The CEO noted further that the Forestry Department is “extremely mindful of the fact that climate change and forests are intrinsically linked.”
Miss Headley pointed to the importance of preserving forests, as a method of addressing the problem of climate change and the need to increase public awareness of the issue.
“Our people across the region have to be made aware and they have to be told constantly of the effects of the changes happening in the environment… The public should be fully informed about what effects climate change could have on our key industries such as tourism and agriculture, and the issues of health and personal safety,” Miss Headley contended.
Deputy Representative for the United Nations Development Programme, (UNDP) Akiko Fujii, noted that climate change hampers efforts to deliver the Millennium Development Goal of ensuring environmental sustainability.
“It is in this light that UNDP is pleased to be a sponsor for this conference, as the theme of climate change is a timely one and is relevant to our work as defined in our environment and energy programme,” Miss Fujii said.
The two-day conference, which concludes today (May 27), is being held under the theme: ‘Climate Change – Caribbean Response,’ and will see international, regional and local experts making presentations on various aspects of climate change and proposing solutions to this problem.
The conference will culminate with a public lecture by an internationally renowned climate change advocate, and former Representative of Jamaica to the United Nations in Geneva, Ambassador Anthony Hill.
Topics to be discussed include: Risk Management, Adaptation and Mitigation; Alternative Energy and Energy Conservation, Climate Change Research in the Caribbean, Community Ecosystems and Vulnerability; Global, Regional and Local Perspectives; Water, Agriculture and Forests; Policy and Communication; and Health and Tourism.
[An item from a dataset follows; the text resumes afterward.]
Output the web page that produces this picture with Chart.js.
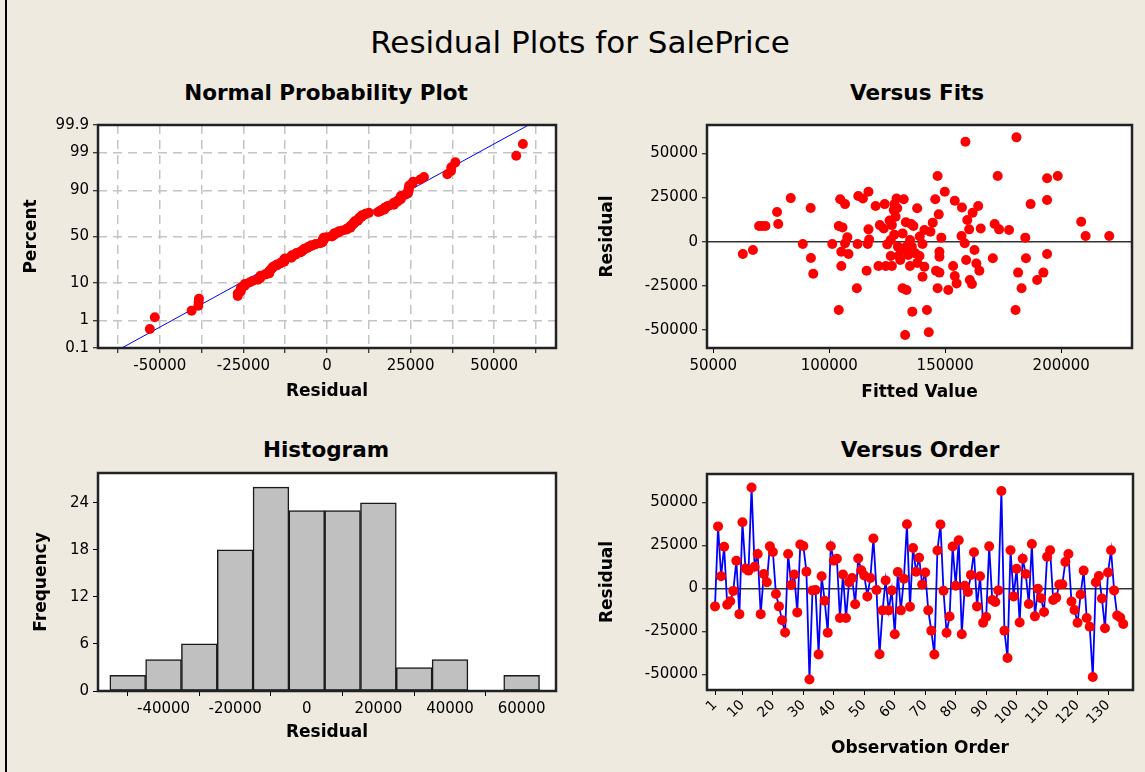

Among the sponsors are the Environmental Foundation of Jamaica (EFJ), University of the West Indies (UWI), UNDP, Caribbean Community Climate Change Centre in Belize, Petroleum Corporation of Jamaica (PCJ), and the National Environment and Planning Agency (NEPA).
The JIEP is an organisation for qualified persons working in the environmental field. It seeks to promote the application of professional standards, to provide a forum for discussion on environmental issues, and to facilitate the professional development of members.
Formed in 2000, the body has more than 120 members including natural scientists, engineers, consultants, social scientists, educators, and economists.